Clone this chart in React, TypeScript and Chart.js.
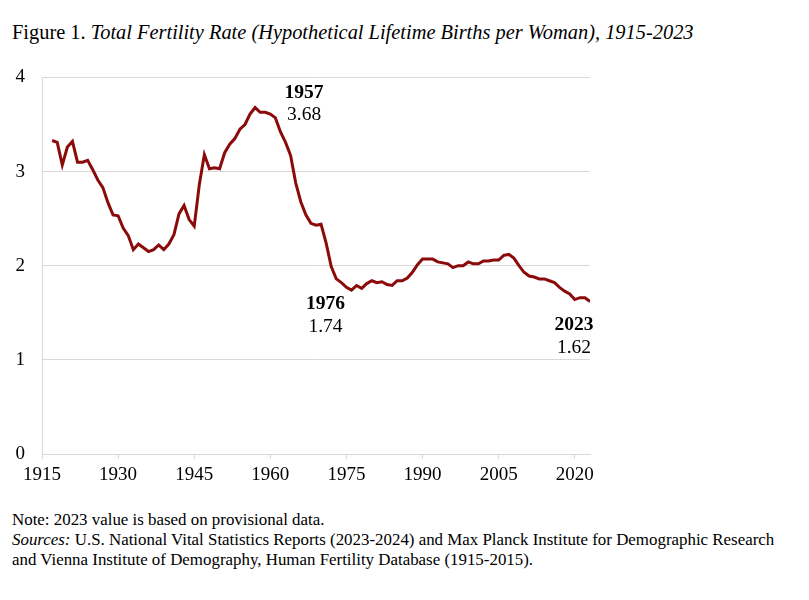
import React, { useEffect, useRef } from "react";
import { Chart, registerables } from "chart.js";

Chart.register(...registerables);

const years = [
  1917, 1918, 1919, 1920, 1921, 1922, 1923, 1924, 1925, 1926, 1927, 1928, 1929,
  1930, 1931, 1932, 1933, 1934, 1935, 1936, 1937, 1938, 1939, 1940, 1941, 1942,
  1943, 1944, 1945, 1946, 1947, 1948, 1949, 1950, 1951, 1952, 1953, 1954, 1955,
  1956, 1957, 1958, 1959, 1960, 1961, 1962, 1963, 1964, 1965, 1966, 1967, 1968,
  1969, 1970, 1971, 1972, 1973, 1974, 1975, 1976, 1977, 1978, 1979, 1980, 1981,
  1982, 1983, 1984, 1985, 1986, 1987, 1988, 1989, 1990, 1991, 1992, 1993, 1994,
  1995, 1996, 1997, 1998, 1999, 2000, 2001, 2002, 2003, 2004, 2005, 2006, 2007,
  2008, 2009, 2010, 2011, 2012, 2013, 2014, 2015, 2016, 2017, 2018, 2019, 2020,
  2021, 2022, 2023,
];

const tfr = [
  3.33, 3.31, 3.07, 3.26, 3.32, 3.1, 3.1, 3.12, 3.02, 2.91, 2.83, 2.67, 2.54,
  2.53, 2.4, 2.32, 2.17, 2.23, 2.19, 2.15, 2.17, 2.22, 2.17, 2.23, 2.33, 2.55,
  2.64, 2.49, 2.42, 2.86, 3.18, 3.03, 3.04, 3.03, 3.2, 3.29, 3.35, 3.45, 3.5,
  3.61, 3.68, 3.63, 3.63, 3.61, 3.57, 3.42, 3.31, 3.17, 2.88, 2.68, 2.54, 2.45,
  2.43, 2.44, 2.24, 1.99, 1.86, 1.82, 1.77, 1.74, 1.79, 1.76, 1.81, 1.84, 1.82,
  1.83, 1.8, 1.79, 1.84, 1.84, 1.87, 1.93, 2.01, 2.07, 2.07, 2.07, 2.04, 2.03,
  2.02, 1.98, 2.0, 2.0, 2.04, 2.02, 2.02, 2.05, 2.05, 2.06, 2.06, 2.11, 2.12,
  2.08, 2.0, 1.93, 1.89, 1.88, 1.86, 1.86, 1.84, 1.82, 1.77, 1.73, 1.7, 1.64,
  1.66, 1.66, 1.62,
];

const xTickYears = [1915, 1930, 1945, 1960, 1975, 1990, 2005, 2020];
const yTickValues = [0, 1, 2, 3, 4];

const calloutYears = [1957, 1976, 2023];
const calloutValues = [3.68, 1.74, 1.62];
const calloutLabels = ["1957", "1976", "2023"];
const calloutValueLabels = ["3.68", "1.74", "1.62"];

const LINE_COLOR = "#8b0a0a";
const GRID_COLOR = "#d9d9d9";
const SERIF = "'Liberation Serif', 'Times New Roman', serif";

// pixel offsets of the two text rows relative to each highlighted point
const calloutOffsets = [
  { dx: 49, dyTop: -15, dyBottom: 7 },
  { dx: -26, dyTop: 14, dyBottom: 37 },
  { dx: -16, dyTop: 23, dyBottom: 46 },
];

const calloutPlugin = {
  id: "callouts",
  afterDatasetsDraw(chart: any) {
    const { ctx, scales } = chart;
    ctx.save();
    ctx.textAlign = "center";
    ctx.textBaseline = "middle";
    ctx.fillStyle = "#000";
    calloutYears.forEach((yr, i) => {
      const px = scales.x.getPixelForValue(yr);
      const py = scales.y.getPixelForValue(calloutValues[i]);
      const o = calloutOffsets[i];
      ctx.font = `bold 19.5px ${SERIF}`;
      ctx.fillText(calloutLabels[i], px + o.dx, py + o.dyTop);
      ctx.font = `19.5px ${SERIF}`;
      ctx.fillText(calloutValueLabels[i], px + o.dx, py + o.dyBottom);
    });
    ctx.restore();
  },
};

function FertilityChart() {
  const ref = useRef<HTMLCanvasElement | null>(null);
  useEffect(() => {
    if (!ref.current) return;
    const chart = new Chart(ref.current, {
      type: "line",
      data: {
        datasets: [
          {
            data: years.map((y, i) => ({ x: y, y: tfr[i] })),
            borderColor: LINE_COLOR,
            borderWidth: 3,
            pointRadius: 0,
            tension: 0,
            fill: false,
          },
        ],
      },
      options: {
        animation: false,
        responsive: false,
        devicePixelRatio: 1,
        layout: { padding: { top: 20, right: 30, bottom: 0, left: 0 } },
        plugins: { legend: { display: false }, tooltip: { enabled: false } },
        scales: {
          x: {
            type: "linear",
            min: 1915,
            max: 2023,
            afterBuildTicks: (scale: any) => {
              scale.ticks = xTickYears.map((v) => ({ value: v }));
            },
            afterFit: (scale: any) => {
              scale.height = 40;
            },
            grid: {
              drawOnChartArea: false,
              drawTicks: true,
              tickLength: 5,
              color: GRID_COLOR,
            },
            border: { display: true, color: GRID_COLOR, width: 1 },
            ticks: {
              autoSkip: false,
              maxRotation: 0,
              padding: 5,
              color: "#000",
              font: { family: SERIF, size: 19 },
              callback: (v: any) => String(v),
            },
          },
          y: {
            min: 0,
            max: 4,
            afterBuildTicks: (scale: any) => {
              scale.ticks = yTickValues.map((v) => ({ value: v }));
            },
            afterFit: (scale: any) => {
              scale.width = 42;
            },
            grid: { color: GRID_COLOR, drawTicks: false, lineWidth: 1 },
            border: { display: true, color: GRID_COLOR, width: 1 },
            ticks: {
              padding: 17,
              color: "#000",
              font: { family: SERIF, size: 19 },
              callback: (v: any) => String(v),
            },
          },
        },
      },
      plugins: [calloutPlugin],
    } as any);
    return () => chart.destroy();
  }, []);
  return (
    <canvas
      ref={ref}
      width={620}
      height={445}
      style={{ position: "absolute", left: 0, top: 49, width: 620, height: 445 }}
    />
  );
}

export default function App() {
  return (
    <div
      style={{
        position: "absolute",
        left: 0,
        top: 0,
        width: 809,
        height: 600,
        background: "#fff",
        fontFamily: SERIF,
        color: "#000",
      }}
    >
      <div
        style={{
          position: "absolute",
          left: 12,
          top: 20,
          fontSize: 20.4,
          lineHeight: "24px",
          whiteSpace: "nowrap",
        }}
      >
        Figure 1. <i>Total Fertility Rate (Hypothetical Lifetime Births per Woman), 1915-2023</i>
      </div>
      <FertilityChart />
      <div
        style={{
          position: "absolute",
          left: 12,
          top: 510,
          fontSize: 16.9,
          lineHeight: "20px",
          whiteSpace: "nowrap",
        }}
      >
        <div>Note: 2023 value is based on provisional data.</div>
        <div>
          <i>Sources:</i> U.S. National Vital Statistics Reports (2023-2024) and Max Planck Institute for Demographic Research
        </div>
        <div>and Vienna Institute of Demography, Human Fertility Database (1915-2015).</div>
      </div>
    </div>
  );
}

• [TASK INSTRUCTIONS]: Every line from the start of the listing above through the line with "Chart.register(...registerables);" should be repeated exactly; skip the pictures and add nothing else.

• [SOLVED PROBLEM]:
Clone this chart in React, TypeScript and Chart.js.
import React, { useEffect, useRef } from "react";
import { Chart, registerables } from "chart.js";

Chart.register(...registerables);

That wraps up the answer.